EXERCISE AIM → Repeat the data below exactly, dropping any pictures it holds.

----- SOURCE EXCERPT

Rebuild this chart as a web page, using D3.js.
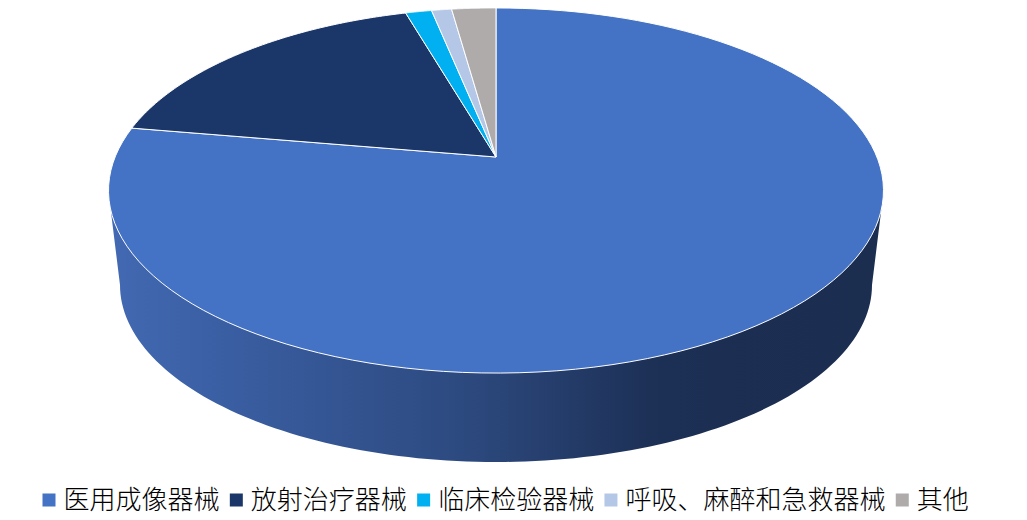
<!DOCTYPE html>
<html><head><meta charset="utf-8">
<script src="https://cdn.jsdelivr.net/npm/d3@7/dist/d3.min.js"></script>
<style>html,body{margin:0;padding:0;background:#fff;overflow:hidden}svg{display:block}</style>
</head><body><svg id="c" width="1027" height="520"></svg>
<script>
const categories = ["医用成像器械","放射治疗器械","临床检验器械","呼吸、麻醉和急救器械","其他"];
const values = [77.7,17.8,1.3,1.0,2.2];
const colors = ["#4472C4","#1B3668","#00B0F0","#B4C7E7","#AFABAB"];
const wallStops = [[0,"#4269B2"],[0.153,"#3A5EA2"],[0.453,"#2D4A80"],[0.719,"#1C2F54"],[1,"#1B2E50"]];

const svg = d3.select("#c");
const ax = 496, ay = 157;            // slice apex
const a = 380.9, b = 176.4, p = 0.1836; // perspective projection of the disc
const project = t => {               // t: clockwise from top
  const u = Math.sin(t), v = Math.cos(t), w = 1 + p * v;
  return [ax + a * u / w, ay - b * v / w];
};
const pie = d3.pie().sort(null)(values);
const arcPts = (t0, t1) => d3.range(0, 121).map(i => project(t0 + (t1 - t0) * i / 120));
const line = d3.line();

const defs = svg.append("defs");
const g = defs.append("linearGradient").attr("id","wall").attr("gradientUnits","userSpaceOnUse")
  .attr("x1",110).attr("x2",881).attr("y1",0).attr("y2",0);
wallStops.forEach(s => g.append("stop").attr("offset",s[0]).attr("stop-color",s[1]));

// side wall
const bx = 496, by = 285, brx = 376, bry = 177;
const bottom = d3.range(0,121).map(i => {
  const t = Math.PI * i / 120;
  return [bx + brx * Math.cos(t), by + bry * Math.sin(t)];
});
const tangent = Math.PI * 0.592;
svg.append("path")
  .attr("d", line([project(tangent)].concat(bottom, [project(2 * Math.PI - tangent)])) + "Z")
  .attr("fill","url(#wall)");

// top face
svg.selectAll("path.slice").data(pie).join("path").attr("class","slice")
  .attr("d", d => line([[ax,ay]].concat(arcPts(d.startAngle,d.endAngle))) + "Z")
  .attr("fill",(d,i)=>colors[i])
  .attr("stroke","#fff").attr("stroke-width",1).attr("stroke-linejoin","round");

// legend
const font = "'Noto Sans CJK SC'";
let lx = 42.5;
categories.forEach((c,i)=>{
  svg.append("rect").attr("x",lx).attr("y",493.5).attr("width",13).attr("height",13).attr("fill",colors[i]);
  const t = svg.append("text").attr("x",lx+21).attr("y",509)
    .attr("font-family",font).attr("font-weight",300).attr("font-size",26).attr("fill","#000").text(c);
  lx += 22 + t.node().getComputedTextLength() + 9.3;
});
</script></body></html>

----------

FINAL RESULT →
Rebuild this chart as a web page, using D3.js.
<!DOCTYPE html>
<html><head><meta charset="utf-8">
<script src="https://cdn.jsdelivr.net/npm/d3@7/dist/d3.min.js"></script>
<style>html,body{margin:0;padding:0;background:#fff;overflow:hidden}svg{display:block}</style>
</head><body><svg id="c" width="1027" height="520"></svg>
<script>
const categories = ["医用成像器械","放射治疗器械","临床检验器械","呼吸、麻醉和急救器械","其他"];
const values = [77.7,17.8,1.3,1.0,2.2];
const colors = ["#4472C4","#1B3668","#00B0F0","#B4C7E7","#AFABAB"];
const wallStops = [[0,"#4269B2"],[0.153,"#3A5EA2"],[0.453,"#2D4A80"],[0.719,"#1C2F54"],[1,"#1B2E50"]];

const svg = d3.select("#c");
const ax = 496, ay = 157;            // slice apex
const a = 380.9, b = 176.4, p = 0.1836; // perspective projection of the disc
const project = t => {               // t: clockwise from top
  const u = Math.sin(t), v = Math.cos(t), w = 1 + p * v;
  return [ax + a * u / w, ay - b * v / w];
};
const pie = d3.pie().sort(null)(values);
const arcPts = (t0, t1) => d3.range(0, 121).map(i => project(t0 + (t1 - t0) * i / 120));
const line = d3.line();

const defs = svg.append("defs");
const g = defs.append("linearGradient").attr("id","wall").attr("gradientUnits","userSpaceOnUse")
  .attr("x1",110).attr("x2",881).attr("y1",0).attr("y2",0);
wallStops.forEach(s => g.append("stop").attr("offset",s[0]).attr("stop-color",s[1]));

// side wall
const bx = 496, by = 285, brx = 376, bry = 177;
const bottom = d3.range(0,121).map(i => {
  const t = Math.PI * i / 120;
  return [bx + brx * Math.cos(t), by + bry * Math.sin(t)];
});
const tangent = Math.PI * 0.592;
svg.append("path")
  .attr("d", line([project(tangent)].concat(bottom, [project(2 * Math.PI - tangent)])) + "Z")
  .attr("fill","url(#wall)");

// top face
svg.selectAll("path.slice").data(pie).join("path").attr("class","slice")
  .attr("d", d => line([[ax,ay]].concat(arcPts(d.startAngle,d.endAngle))) + "Z")
  .attr("fill",(d,i)=>colors[i])
  .attr("stroke","#fff").attr("stroke-width",1).attr("stroke-linejoin","round");

// legend
const font = "'Noto Sans CJK SC'";
let lx = 42.5;
categories.forEach((c,i)=>{
  svg.append("rect").attr("x",lx).attr("y",493.5).attr("width",13).attr("height",13).attr("fill",colors[i]);
  const t = svg.append("text").attr("x",lx+21).attr("y",509)
    .attr("font-family",font).attr("font-weight",300).attr("font-size",26).attr("fill","#000").text(c);
  lx += 22 + t.node().getComputedTextLength() + 9.3;
});
</script></body></html>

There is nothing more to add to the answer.